**Given request**: Return the lines where the word "this" occurs.

**Data records**:
□ □ □ □ □

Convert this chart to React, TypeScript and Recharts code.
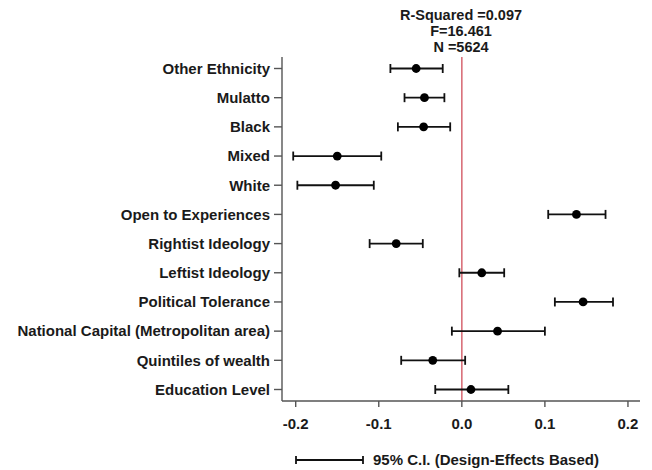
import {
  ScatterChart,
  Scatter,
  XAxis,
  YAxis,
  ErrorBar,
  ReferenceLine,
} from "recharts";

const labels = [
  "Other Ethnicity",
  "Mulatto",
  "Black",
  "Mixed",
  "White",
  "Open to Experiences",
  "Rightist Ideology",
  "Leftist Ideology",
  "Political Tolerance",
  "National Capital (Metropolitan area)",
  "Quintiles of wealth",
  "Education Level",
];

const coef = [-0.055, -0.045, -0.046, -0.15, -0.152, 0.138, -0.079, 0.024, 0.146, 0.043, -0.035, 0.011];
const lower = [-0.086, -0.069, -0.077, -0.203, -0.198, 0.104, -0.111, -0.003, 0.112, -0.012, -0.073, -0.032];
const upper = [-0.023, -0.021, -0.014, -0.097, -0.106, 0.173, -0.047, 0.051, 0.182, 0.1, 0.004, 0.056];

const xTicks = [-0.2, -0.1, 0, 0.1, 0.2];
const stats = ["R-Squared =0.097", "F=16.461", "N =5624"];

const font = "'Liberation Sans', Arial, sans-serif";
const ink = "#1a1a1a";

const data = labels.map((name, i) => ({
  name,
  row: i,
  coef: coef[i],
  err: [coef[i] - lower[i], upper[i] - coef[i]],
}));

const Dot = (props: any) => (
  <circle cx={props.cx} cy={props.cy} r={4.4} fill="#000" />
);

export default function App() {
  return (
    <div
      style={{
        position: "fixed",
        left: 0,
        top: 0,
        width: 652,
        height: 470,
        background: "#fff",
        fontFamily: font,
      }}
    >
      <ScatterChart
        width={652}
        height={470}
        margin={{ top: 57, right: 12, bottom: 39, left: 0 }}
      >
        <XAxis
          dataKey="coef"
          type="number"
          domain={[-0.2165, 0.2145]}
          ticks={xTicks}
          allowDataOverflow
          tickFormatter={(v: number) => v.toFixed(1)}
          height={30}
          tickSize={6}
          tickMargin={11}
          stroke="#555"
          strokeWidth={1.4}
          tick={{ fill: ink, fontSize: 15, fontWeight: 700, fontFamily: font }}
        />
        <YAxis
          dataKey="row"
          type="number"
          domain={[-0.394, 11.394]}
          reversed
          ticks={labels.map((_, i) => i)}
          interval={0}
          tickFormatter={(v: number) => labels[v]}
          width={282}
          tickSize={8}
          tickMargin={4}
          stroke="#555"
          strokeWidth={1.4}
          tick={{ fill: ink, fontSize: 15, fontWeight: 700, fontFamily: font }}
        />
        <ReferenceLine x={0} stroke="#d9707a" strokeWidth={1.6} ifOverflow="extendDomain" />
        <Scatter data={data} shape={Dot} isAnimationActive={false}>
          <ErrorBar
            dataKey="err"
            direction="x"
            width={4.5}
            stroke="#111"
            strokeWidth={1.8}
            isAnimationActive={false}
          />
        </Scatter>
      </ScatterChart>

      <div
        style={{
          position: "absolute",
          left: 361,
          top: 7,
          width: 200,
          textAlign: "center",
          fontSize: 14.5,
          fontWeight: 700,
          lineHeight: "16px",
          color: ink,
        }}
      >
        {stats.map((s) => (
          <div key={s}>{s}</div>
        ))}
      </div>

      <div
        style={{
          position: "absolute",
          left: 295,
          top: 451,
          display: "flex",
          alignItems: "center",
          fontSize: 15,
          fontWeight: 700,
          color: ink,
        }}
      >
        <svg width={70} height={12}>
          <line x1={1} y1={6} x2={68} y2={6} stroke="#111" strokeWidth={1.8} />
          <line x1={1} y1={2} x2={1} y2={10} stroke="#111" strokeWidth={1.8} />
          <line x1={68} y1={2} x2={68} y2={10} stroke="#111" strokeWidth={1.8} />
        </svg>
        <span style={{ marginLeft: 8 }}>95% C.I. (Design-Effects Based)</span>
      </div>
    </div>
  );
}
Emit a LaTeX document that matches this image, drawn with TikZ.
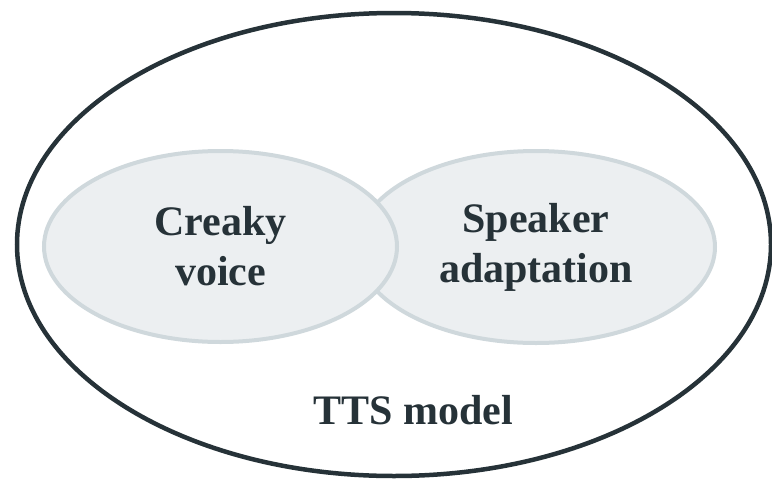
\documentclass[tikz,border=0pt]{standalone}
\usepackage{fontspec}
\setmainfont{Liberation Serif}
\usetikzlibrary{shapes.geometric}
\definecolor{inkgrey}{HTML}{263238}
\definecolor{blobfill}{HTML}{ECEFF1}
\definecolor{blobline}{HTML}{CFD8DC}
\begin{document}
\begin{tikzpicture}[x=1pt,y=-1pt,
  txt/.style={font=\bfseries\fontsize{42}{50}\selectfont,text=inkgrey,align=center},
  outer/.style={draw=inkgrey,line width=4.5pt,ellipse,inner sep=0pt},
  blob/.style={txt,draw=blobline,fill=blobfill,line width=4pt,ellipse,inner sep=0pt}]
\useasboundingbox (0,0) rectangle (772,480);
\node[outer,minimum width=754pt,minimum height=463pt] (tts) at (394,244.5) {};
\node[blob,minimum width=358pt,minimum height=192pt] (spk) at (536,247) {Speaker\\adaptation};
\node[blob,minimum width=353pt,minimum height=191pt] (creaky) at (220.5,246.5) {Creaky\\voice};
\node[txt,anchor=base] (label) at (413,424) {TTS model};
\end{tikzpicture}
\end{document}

□ □ □ □ □

**The solution**:
Convert this chart to React, TypeScript and Recharts code.
Emit a LaTeX document that matches this image, drawn with TikZ.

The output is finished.